In the ad, Bank of America says it helps small businesses grow by giving them loans, which is especially important here in California, in an economy that can't seem to catch a break.
The ad is one of many by the country's biggest banks touting their lending records in recent months, but the reality has proved much different for business owners such as Paul Boettcher, who co-owns five Los Angeles-area restaurants, including Busby's East and West, the Sagebrush Cantina and Ye Olde King's Head.
Boettcher said that in the last few years he has applied for loans from dozens of banks he's done business with in the past in hopes of opening three more restaurants. With real estate values depressed, he said it's a great time to buy closed restaurants on the cheap. Real estate has plummeted in value, so he can buy up bankrupt places for cheap and turn them around.
But the big banks didn't look twice at his loan documents before turning him down, said Boettcher, who has never managed a restaurant that failed.
"The smaller banks are the only ones who will even entertain the idea," said Boettcher, a slim man with Clark Kent-style glasses and a graying soul patch.
Economists have put forth many reasons the nation's economy isn't creating many jobs. They say that businesses aren't hiring because there's not enough consumer demand, because jobs have been outsourced, because regulations or "uncertainty"
But business owners such as Boettcher say they're not hiring for another reason: They can't get the money to expand. The very same banks that had loose lending practices before the recession are now too hesitant to lend.
"Banks are more comfortable making loans to large corporations, but many are flush with cash and may not need to borrow," said Bernard Baumohl, chief global economist of the Economic Outlook Group. "Small businesses are the ones having the most difficulty."
That doesn't bode well for the growth of an economy in which private-sector employers play an increasingly important role as governments continue to slash payrolls. Small businesses, those with fewer than 500 people, employ half of all private-sector employees.
Loans to small businesses totaled $607 billion in the three months that ended June 30, down from $609 billion the preceding three months, according to data from the Small Business Administration. In Los Angeles, banks have made 2,477 loans to small businesses so far this year; in all of 2007, they made 6,194 loans.
"There's still not an incentive for banks to lend," said banking analyst Nancy Bush, a contributing editor to SNL Financial. "You can have very good financials, and they are still very reticent."
Some banks say they are being more cautious than they were four years ago, and with good reason. Then, they say, the economy was booming, and new businesses didn't have trouble making money and repaying loans. Now, many small businesses are on shaky footing. Some have gone deeply into debt.
"We are obviously trying to approve every applicant we can," said Marc Bernstein, executive vice president of Wells Fargo's Small Business Segment. "But is it harder to get a loan than it was four or five years ago? Of course, and that's the way it should be."
Wells Fargo lent $3.3 billion to small businesses in the third quarter, up 0.6% from the same period last year.

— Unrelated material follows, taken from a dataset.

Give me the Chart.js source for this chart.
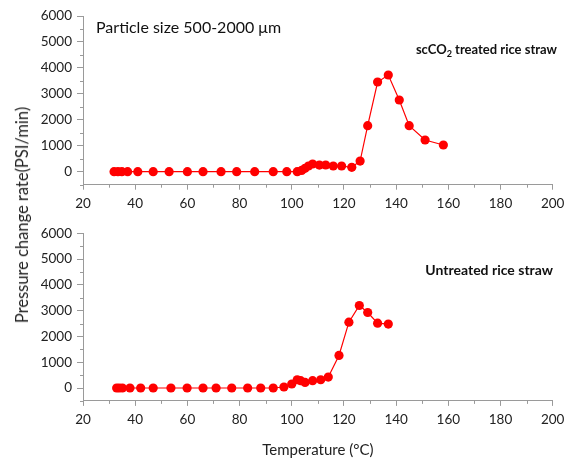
<!DOCTYPE html>
<html><head><meta charset="utf-8">
<script src="https://cdn.jsdelivr.net/npm/chart.js@4.4.0/dist/chart.umd.min.js"></script>
<style>
html,body{margin:0;padding:0;background:#fff;width:572px;height:473px;overflow:hidden;}
canvas{position:absolute;left:0;}
#c1{top:0;}
#c2{top:218px;}
#ytitle{position:absolute;left:22px;top:215px;transform:translate(-50%,-50%) rotate(-90deg);white-space:nowrap;font:16.5px Lato;color:#222;}
</style></head><body>
<canvas id="c1" width="572" height="230"></canvas>
<canvas id="c2" width="572" height="255"></canvas>
<div id="ytitle">Pressure change rate(PSI/min)</div>
<script>
// Data
const treatedTemp = [31.9, 33.4, 34.9, 37.1, 41.0, 46.9, 53.0, 60.0, 66.0, 72.9, 78.9, 85.8, 92.9, 98.1, 102.1, 103.8, 105.1, 106.4, 108.0, 110.6, 113.0, 115.9, 119.1, 123.0, 126.2, 129.1, 132.9, 137.0, 141.2, 145.0, 151.1, 158.1];
const treatedRate = [0, 0, 0, 0, 0, 0, 0, 0, 0, 0, 0, 0, 0, 0, 0, 50, 130, 220, 297, 258, 260, 220, 220, 170, 412, 1773, 3457, 3726, 2763, 1773, 1222, 1029];
const untreatedTemp = [32.9, 33.9, 35.1, 38.0, 42.1, 46.9, 53.7, 59.9, 66.0, 71.0, 77.0, 83.1, 88.1, 92.9, 97.0, 100.0, 102.1, 103.4, 105.1, 108.0, 111.1, 114.0, 118.1, 121.9, 125.9, 129.1, 132.9, 137.0];
const untreatedRate = [0, 0, 0, 0, 0, 0, 0, 0, 0, 0, 0, 0, 0, 0, 40, 155, 320, 283, 218, 283, 320, 425, 1263, 2555, 3200, 2928, 2516, 2478];
const xTickLabels = [20, 40, 60, 80, 100, 120, 140, 160, 180, 200];
const yTickLabels = [0, 1000, 2000, 3000, 4000, 5000, 6000];
const xMinorTicks = [30, 50, 70, 90, 110, 130, 150, 170, 190];
const yMinorTicks = [-500, 500, 1500, 2500, 3500, 4500, 5500];

const AXIS = '#9a9a9a';
const TEXT = '#222';
const FONT = 'Lato';

const minorTicks = {
  id: 'minorTicks',
  afterDraw(chart) {
    const ctx = chart.ctx, xs = chart.scales.x, ys = chart.scales.y;
    ctx.save();
    ctx.strokeStyle = AXIS; ctx.lineWidth = 1;
    ctx.beginPath();
    xMinorTicks.forEach(v => {
      const px = Math.round(xs.getPixelForValue(v)) + 0.5;
      ctx.moveTo(px, xs.top); ctx.lineTo(px, xs.top + 3);
    });
    yMinorTicks.forEach(v => {
      const py = Math.round(ys.getPixelForValue(v)) + 0.5;
      ctx.moveTo(ys.right, py); ctx.lineTo(ys.right - 3, py);
    });
    ctx.stroke();
    ctx.restore();
  }
};

function annot(draw) {
  return { id: 'annot', afterDraw(chart) { const ctx = chart.ctx; ctx.save(); ctx.fillStyle = '#111'; ctx.textBaseline = 'middle'; draw(ctx); ctx.restore(); } };
}

function makeChart(id, temps, rates, pad, xHeight, showTitle, plugin) {
  const data = temps.map((t, i) => ({ x: t, y: rates[i] }));
  return new Chart(document.getElementById(id), {
    type: 'scatter',
    data: { datasets: [{ data, showLine: true, borderColor: '#ff0000', borderWidth: 1.2, pointRadius: 4.6, pointBackgroundColor: '#ff0000', pointBorderWidth: 0, pointHoverRadius: 4.6 }] },
    options: {
      responsive: false, animation: false, devicePixelRatio: 1,
      layout: { padding: pad },
      plugins: { legend: { display: false }, tooltip: { enabled: false } },
      scales: {
        x: {
          type: 'linear', min: 20, max: 200,
          afterBuildTicks: s => { s.ticks = xTickLabels.map(v => ({ value: v })); },
          afterFit: s => { s.height = xHeight; },
          grid: { drawOnChartArea: false, tickLength: 5, color: AXIS, tickColor: AXIS },
          border: { color: AXIS, width: 1 },
          ticks: { color: TEXT, font: { family: FONT, size: 13.5 }, padding: 6, maxRotation: 0, callback: v => String(v) },
          title: { display: showTitle, text: 'Temperature (°C)', color: TEXT, font: { family: FONT, size: 15 }, padding: { top: 0, bottom: 14 } }
        },
        y: {
          type: 'linear', min: -500, max: 6000,
          afterBuildTicks: s => { s.ticks = yTickLabels.map(v => ({ value: v })); },
          afterFit: s => { s.width = 60; },
          grid: { drawOnChartArea: false, tickLength: 6, color: AXIS, tickColor: AXIS },
          border: { color: AXIS, width: 1 },
          ticks: { color: TEXT, font: { family: FONT, size: 13.5 }, padding: 5, callback: v => String(v) }
        }
      }
    },
    plugins: [minorTicks, plugin]
  });
}

function subLabel(ctx, parts, rightX, y, size) {
  let total = 0;
  parts.forEach(p => { ctx.font = 'bold ' + (p.sub ? size * 0.7 : size) + 'px ' + FONT; total += ctx.measureText(p.t).width; });
  let x = rightX - total;
  ctx.textAlign = 'left';
  parts.forEach(p => {
    ctx.font = 'bold ' + (p.sub ? size * 0.7 : size) + 'px ' + FONT;
    ctx.fillText(p.t, x, p.sub ? y + size * 0.3 : y);
    x += ctx.measureText(p.t).width;
  });
}

document.fonts.load('15px Lato').then(() => document.fonts.load('bold 12px Lato')).then(() => {
  makeChart('c1', treatedTemp, treatedRate, { left: 23, right: 19.3, top: 16, bottom: 15.3 }, 30, false, annot(ctx => {
    ctx.font = '16px ' + FONT; ctx.textAlign = 'left';
    ctx.fillText('Particle size 500-2000 μm', 96, 28);
    subLabel(ctx, [{ t: 'scCO' }, { t: '2', sub: true }, { t: ' treated rice straw' }], 557, 50, 13);
  }));
  makeChart('c2', untreatedTemp, untreatedRate, { left: 23, right: 19.3, top: 15.3, bottom: 0 }, 72.1, true, annot(ctx => {
    subLabel(ctx, [{ t: 'Untreated rice straw' }], 553, 52, 14);
  }));
});
</script>
</body></html>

It's fallen on smaller banks and alternative lenders to fill the gap. Approval of small-business financing requests by small banks and non-bank lenders grew to its highest level of the year in October, according to a survey of 1,000 loan applications on Biz2Credit.com, a small-business loan broker in New York. Loan approvals increased to 46.3%, from 45.1% the month before. The approval rate from big banks: 9.3%, down from 12.8% in January.

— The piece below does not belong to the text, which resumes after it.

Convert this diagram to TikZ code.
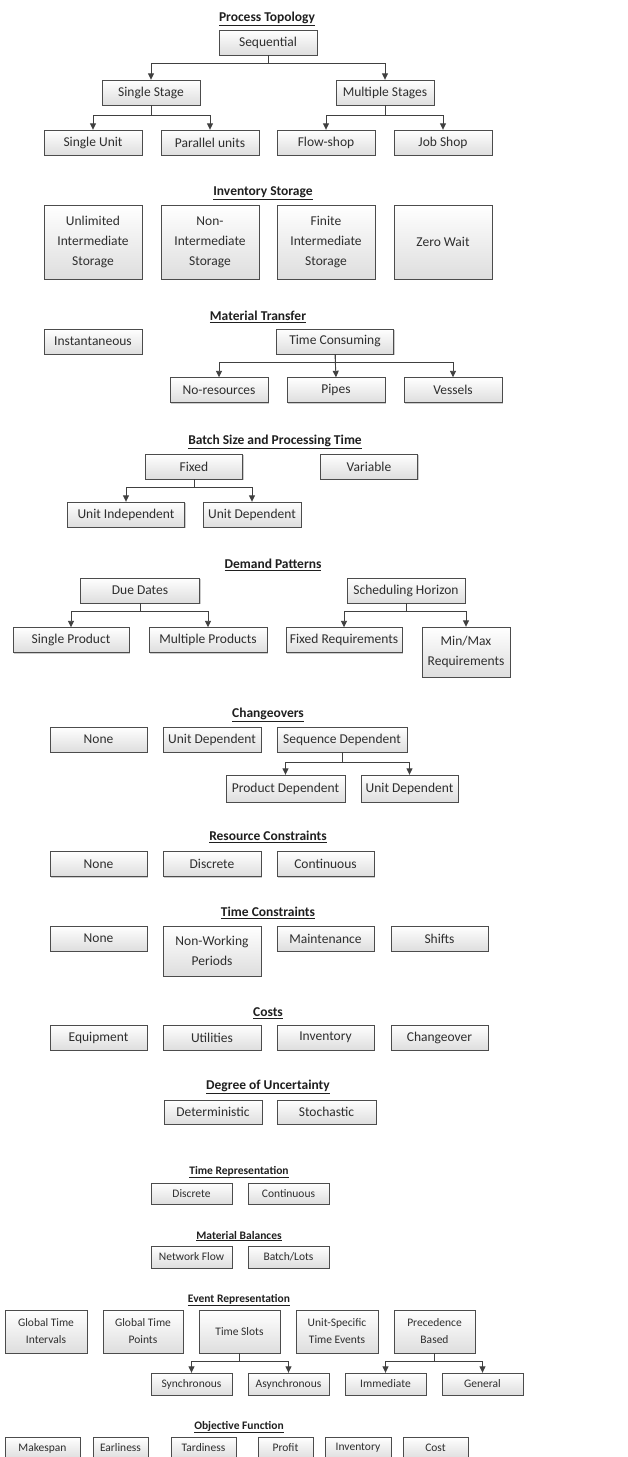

Glenoaks Imaging Professionals in Glendale eventually turned to a small bank after getting turned down for a loan 19 times, said Ashley Shakhbandaryan, director of operations.
"It's a horrible process," said Shakhbandaryan, who was seeking a $150,000 loan to buy an MRI machine.
Ed Czajka, chief financial officer of Preferred Bank in Los Angeles, said that small banks like his are willing to consider loans for relatively small amounts of money — something bigger banks might not want to spend time on.
"A lot of these smaller loans fall below the radar screen of a lot of large banks. They don't want to deal with a credit of that size," he said. "But our loan pipeline is pretty healthy right now, and we are finding a lot of good transactions out there."
It is Czajka's bank that is now considering giving Paul Boettcher the loan he's sought for so long. Boettcher is relieved that money and a new business may finally be on the horizon. But he knows that these days, nothing is certain until there's money in the bank.